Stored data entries
----

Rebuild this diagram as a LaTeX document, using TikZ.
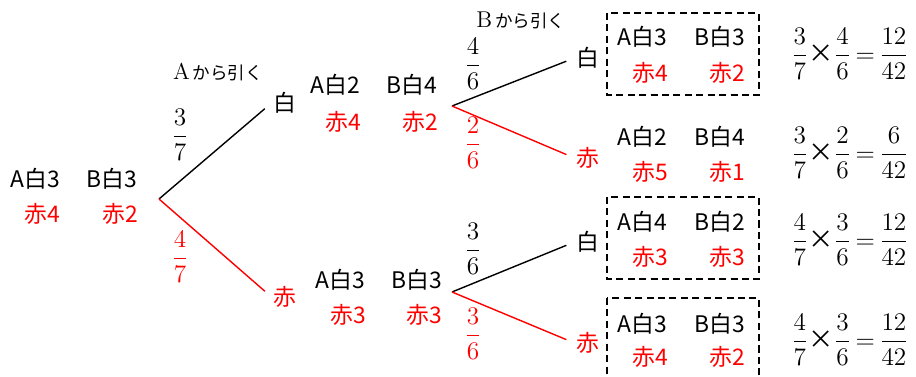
\documentclass[tikz,border=0pt]{standalone}
\usepackage{amsmath}
\usepackage{fontspec}
\newfontfamily\jpfont{Noto Sans CJK JP}
\tikzset{
  every node/.style={font=\jpfont\fontsize{13}{15}\selectfont, inner sep=1pt},
  aka/.style={text=red},
  frac/.style={font=\jpfont\fontsize{12}{14}\selectfont, scale=1.2},
  note/.style={font=\jpfont\fontsize{10}{12}\selectfont},
  branch/.style={line width=0.8pt, shorten >=5pt},
  box/.style={line width=1.1pt, dash pattern=on 4pt off 2.5pt}
}
\begin{document}
\begin{tikzpicture}[x=0.02cm,y=-0.02cm]
\useasboundingbox (0,0) rectangle (916,376);

\node (a0) at (35,179) {A白3};
\node (b0) at (112,179) {B白3};
\node[aka] (ar0) at (42,214) {赤4};
\node[aka] (br0) at (120,214) {赤2};
\coordinate (r0) at (159,199);
\node (w1) at (285,103) {白};
\node[aka] (k1) at (285,297) {赤};
\draw[branch] (r0) -- (w1.west);
\draw[branch,red] (r0) -- (k1.west);
\node[frac] (p1) at (180,135) {$\dfrac{3}{7}$};
\node[frac,aka] (q1) at (180,257) {$\dfrac{4}{7}$};
\node[note] (ta) at (218,72) {{\normalfont\fontsize{13}{15}\selectfont A}\,から引く};

\node (a1) at (335,85) {A白2};
\node (b1) at (412,85) {B白4};
\node[aka] (ar1) at (343,122) {赤4};
\node[aka] (br1) at (420,122) {赤2};
\coordinate (r1) at (452,106);
\node (w2) at (588,58) {白};
\node[aka] (k2) at (588,158) {赤};
\draw[branch] (r1) -- (w2.west);
\draw[branch,red] (r1) -- (k2.west);
\node[frac] (p2) at (473,64) {$\dfrac{4}{6}$};
\node[frac,aka] (q2) at (473,143) {$\dfrac{2}{6}$};
\node[note] (tb) at (521,20) {{\normalfont\fontsize{13}{15}\selectfont B}\,から引く};

\node (a2) at (340,280) {A白3};
\node (b2) at (417,280) {B白3};
\node[aka] (ar2) at (348,315) {赤3};
\node[aka] (br2) at (424,315) {赤3};
\coordinate (r2) at (452,292);
\node (w3) at (588,242) {白};
\node[aka] (k3) at (588,343) {赤};
\draw[branch] (r2) -- (w3.west);
\draw[branch,red] (r2) -- (k3.west);
\node[frac] (p3) at (473,249) {$\dfrac{3}{6}$};
\node[frac,aka] (q3) at (473,334) {$\dfrac{3}{6}$};

\node (a3) at (642,37) {A白3};
\node (b3) at (720,37) {B白3};
\node[aka] (ar3) at (650,73) {赤4};
\node[aka] (br3) at (727,73) {赤2};
\draw[box] (607,13) rectangle (759,95);
\node[frac] (f1) at (850,54) {$\dfrac{3}{7}$×$\dfrac{4}{6}$\,$=$\,$\dfrac{12}{42}$};

\node (a4) at (642,137) {A白2};
\node (b4) at (720,137) {B白4};
\node[aka] (ar4) at (650,172) {赤5};
\node[aka] (br4) at (727,172) {赤1};
\node[frac] (f2) at (850,153) {$\dfrac{3}{7}$×$\dfrac{2}{6}$\,$=$\,$\dfrac{6}{42}$};

\node (a5) at (642,222) {A白4};
\node (b5) at (720,222) {B白2};
\node[aka] (ar5) at (650,257) {赤3};
\node[aka] (br5) at (727,257) {赤3};
\draw[box] (607,197) rectangle (759,279);
\node[frac] (f3) at (850,240) {$\dfrac{4}{7}$×$\dfrac{3}{6}$\,$=$\,$\dfrac{12}{42}$};

\node (a6) at (642,324) {A白3};
\node (b6) at (720,324) {B白3};
\node[aka] (ar6) at (650,357) {赤4};
\node[aka] (br6) at (727,357) {赤2};
\draw[box] (607,298) rectangle (759,392);
\node[frac] (f4) at (850,340) {$\dfrac{4}{7}$×$\dfrac{3}{6}$\,$=$\,$\dfrac{12}{42}$};
\end{tikzpicture}
\end{document}
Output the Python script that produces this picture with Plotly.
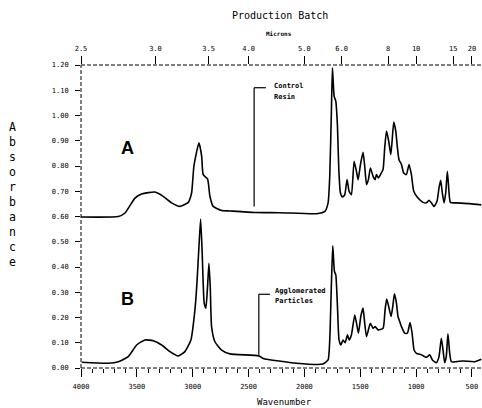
import plotly.graph_objects as go

# ---------------- data ----------------
wn_A = [4000, 3666, 3606, 3517, 3457, 3338, 3264, 3189, 3115, 3040, 3010, 2989, 2944, 2920,
        2906, 2867, 2846, 2817, 2741, 2667, 2444, 2220, 1892, 1817, 1788, 1773, 1758, 1749,
        1734, 1719, 1704, 1692, 1677, 1659, 1639, 1618, 1600, 1579, 1555, 1534, 1519, 1498,
        1475, 1460, 1444, 1427, 1409, 1385, 1367, 1355, 1337, 1319, 1296, 1281, 1265, 1245,
        1227, 1215, 1200, 1182, 1167, 1153, 1131, 1111, 1087, 1063, 1042, 1021, 983, 938,
        908, 884, 863, 840, 813, 795, 780, 765, 750, 735, 720, 706, 693, 639, 520, 416]
abs_A = [0.598, 0.600, 0.614, 0.673, 0.689, 0.697, 0.680, 0.654, 0.640, 0.656, 0.693, 0.800,
         0.892, 0.839, 0.766, 0.749, 0.680, 0.640, 0.624, 0.622, 0.616, 0.615, 0.611, 0.620,
         0.654, 0.759, 1.024, 1.189, 1.077, 1.057, 0.958, 0.786, 0.693, 0.677, 0.686, 0.746,
         0.700, 0.686, 0.819, 0.779, 0.746, 0.806, 0.854, 0.799, 0.726, 0.746, 0.792, 0.759,
         0.746, 0.766, 0.753, 0.766, 0.786, 0.872, 0.938, 0.898, 0.845, 0.898, 0.974, 0.938,
         0.872, 0.825, 0.806, 0.772, 0.766, 0.806, 0.766, 0.700, 0.673, 0.656, 0.654, 0.664,
         0.654, 0.640, 0.660, 0.713, 0.743, 0.693, 0.654, 0.693, 0.779, 0.700, 0.656, 0.654,
         0.651, 0.646]

wn_B = [3994, 3756, 3666, 3577, 3502, 3428, 3353, 3278, 3204, 3130, 3070, 3016, 2980, 2962,
        2944, 2929, 2915, 2897, 2882, 2867, 2855, 2843, 2831, 2801, 2741, 2667, 2408, 2369,
        2071, 1833, 1788, 1773, 1758, 1746, 1731, 1719, 1704, 1690, 1674, 1654, 1636, 1614,
        1600, 1579, 1549, 1528, 1516, 1495, 1475, 1460, 1444, 1427, 1409, 1385, 1367, 1341,
        1296, 1278, 1263, 1242, 1224, 1209, 1194, 1176, 1162, 1147, 1131, 1102, 1078, 1054,
        1036, 1018, 997, 952, 908, 878, 854, 818, 795, 774, 759, 744, 730, 715, 699, 684,
        580, 476, 416]
abs_B = [0.023, 0.019, 0.025, 0.045, 0.091, 0.111, 0.108, 0.091, 0.065, 0.048, 0.065, 0.111,
         0.230, 0.336, 0.481, 0.590, 0.455, 0.257, 0.237, 0.323, 0.415, 0.323, 0.164, 0.104,
         0.071, 0.056, 0.048, 0.038, 0.019, 0.016, 0.032, 0.111, 0.336, 0.484, 0.382, 0.369,
         0.243, 0.111, 0.091, 0.111, 0.100, 0.131, 0.111, 0.131, 0.210, 0.164, 0.138, 0.204,
         0.237, 0.177, 0.124, 0.151, 0.177, 0.157, 0.164, 0.151, 0.157, 0.230, 0.273, 0.237,
         0.204, 0.243, 0.294, 0.257, 0.204, 0.184, 0.164, 0.138, 0.138, 0.180, 0.138, 0.071,
         0.058, 0.052, 0.042, 0.052, 0.032, 0.021, 0.045, 0.118, 0.071, 0.021, 0.045, 0.135,
         0.058, 0.025, 0.028, 0.025, 0.035]

wn_ticks = [4000, 3500, 3000, 2500, 2000, 1500, 1000, 500]
micron_labels = ["2.5", "3.0", "3.5", "4.0", "5.0", "6.0", "8", "10", "15", "20"]
micron_vals = [2.5, 3.0, 3.5, 4.0, 5.0, 6.0, 8, 10, 15, 20]
abs_ticks = [0.0, 0.1, 0.2, 0.3, 0.4, 0.5, 0.6, 0.7, 0.8, 0.9, 1.0, 1.1, 1.2]

MONO = "DejaVu Sans Mono"

fig = go.Figure()
for wx, ay in ((wn_A, abs_A), (wn_B, abs_B)):
    fig.add_trace(go.Scatter(x=wx, y=ay, mode="lines",
                             line=dict(color="black", width=1.6, shape="spline", smoothing=0.5),
                             showlegend=False, hoverinfo="skip"))
# helper trace so the top (micron) axis is drawn
fig.add_trace(go.Scatter(x=wn_A[:1], y=abs_A[:1], xaxis="x2", mode="markers",
                         marker=dict(opacity=0), showlegend=False, hoverinfo="skip"))

XR = [4000, 410]
fig.update_layout(
    width=482, height=408,
    margin=dict(l=81, r=0, t=65, b=40, autoexpand=False),
    paper_bgcolor="white", plot_bgcolor="white",
    font=dict(family=MONO, color="black", size=7),
    xaxis=dict(range=XR, tickvals=wn_ticks, ticktext=[str(v) for v in wn_ticks],
               ticks="outside", ticklen=8, tickwidth=1, tickcolor="black",
               minor=dict(dtick=100, ticks="outside", ticklen=4, tickcolor="black"),
               showline=False, showgrid=False, zeroline=False, automargin=False,
               tickfont=dict(family=MONO, size=7), ticklabelstandoff=4),
    xaxis2=dict(range=XR, overlaying="x", side="top", anchor="y",
                tickvals=[10000 / m for m in micron_vals], ticktext=micron_labels,
                ticks="outside", ticklen=8, tickwidth=1, tickcolor="black",
                showline=False, showgrid=False, zeroline=False, automargin=False,
                tickfont=dict(family=MONO, size=7), ticklabelstandoff=2),
    yaxis=dict(range=[0, 1.2], tickvals=abs_ticks, tickformat=".2f",
               ticks="outside", ticklen=5, tickwidth=1, tickcolor="black",
               showline=False, showgrid=False, zeroline=False, automargin=False,
               tickfont=dict(family=MONO, size=7), ticklabelstandoff=5),
)

# dashed frame lines (left, top, bottom)
for (x0, y0, x1, y1) in ((0, 0, 0, 1), (0, 1, 1, 1), (0, 0, 1, 0)):
    fig.add_shape(type="line", xref="paper", yref="paper", x0=x0, y0=y0, x1=x1, y1=y1,
                  line=dict(color="black", width=1, dash="4px,2px"))

# bracket callouts
def bracket(xv, ytop, ybot, xend):
    fig.add_shape(type="line", xref="x", yref="y", x0=xv, x1=xv, y0=ybot, y1=ytop,
                  line=dict(color="black", width=1.2))
    fig.add_shape(type="line", xref="x", yref="y", x0=xv, x1=xend, y0=ytop, y1=ytop,
                  line=dict(color="black", width=1.2))

bracket(2450, 1.11, 0.64, 2345)
bracket(2408, 0.292, 0.052, 2309)

def note(text, x, y, size=7, bold=True):
    fig.add_annotation(text=f"<b>{text}</b>" if bold else text, x=x, y=y, xref="x", yref="y",
                       xanchor="left", yanchor="middle", showarrow=False,
                       font=dict(family=MONO, size=size, color="black"))

note("Control", 2294, 1.117)
note("Resin", 2294, 1.074)
note("Agglomerated", 2283, 0.305)
note("Particles", 2283, 0.264)

# big series letters
for lab, yv in (("A", 0.872), ("B", 0.273)):
    fig.add_annotation(text=f"<b>{lab}</b>", x=3584, y=yv, xref="x", yref="y",
                       xanchor="center", yanchor="middle",
                       showarrow=False, font=dict(family="Liberation Sans", size=18, color="black"))

def paper_text(text, px, py, size):
    fig.add_annotation(text=text, xref="paper", yref="paper",
                       x=(px - 81) / 401, y=(368 - py) / 303, xanchor="center", yanchor="middle",
                       showarrow=False, font=dict(family=MONO, size=size, color="black"))

# titles
paper_text("Production Batch", 280, 16, 10)
paper_text("<b>Microns</b>", 279, 33, 6)
paper_text("Wavenumber", 284, 402, 9)
paper_text("<br>".join("Absorbance"), 12, 194, 11.5)

fig.write_html("out.html", config={"displayModeBar": False},
               post_script="document.body.style.margin='0';document.body.style.overflow='hidden';")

----

▶ [TASK INSTRUCTIONS]: Using the listing above, repeat word for word each line from the one with "Output the Python" down to the one with "0.651, 0.646]", both included. Omit all pictures.

▶ [CORRECT RESULT]:
Output the Python script that produces this picture with Plotly.
import plotly.graph_objects as go

# ---------------- data ----------------
wn_A = [4000, 3666, 3606, 3517, 3457, 3338, 3264, 3189, 3115, 3040, 3010, 2989, 2944, 2920,
        2906, 2867, 2846, 2817, 2741, 2667, 2444, 2220, 1892, 1817, 1788, 1773, 1758, 1749,
        1734, 1719, 1704, 1692, 1677, 1659, 1639, 1618, 1600, 1579, 1555, 1534, 1519, 1498,
        1475, 1460, 1444, 1427, 1409, 1385, 1367, 1355, 1337, 1319, 1296, 1281, 1265, 1245,
        1227, 1215, 1200, 1182, 1167, 1153, 1131, 1111, 1087, 1063, 1042, 1021, 983, 938,
        908, 884, 863, 840, 813, 795, 780, 765, 750, 735, 720, 706, 693, 639, 520, 416]
abs_A = [0.598, 0.600, 0.614, 0.673, 0.689, 0.697, 0.680, 0.654, 0.640, 0.656, 0.693, 0.800,
         0.892, 0.839, 0.766, 0.749, 0.680, 0.640, 0.624, 0.622, 0.616, 0.615, 0.611, 0.620,
         0.654, 0.759, 1.024, 1.189, 1.077, 1.057, 0.958, 0.786, 0.693, 0.677, 0.686, 0.746,
         0.700, 0.686, 0.819, 0.779, 0.746, 0.806, 0.854, 0.799, 0.726, 0.746, 0.792, 0.759,
         0.746, 0.766, 0.753, 0.766, 0.786, 0.872, 0.938, 0.898, 0.845, 0.898, 0.974, 0.938,
         0.872, 0.825, 0.806, 0.772, 0.766, 0.806, 0.766, 0.700, 0.673, 0.656, 0.654, 0.664,
         0.654, 0.640, 0.660, 0.713, 0.743, 0.693, 0.654, 0.693, 0.779, 0.700, 0.656, 0.654,
         0.651, 0.646]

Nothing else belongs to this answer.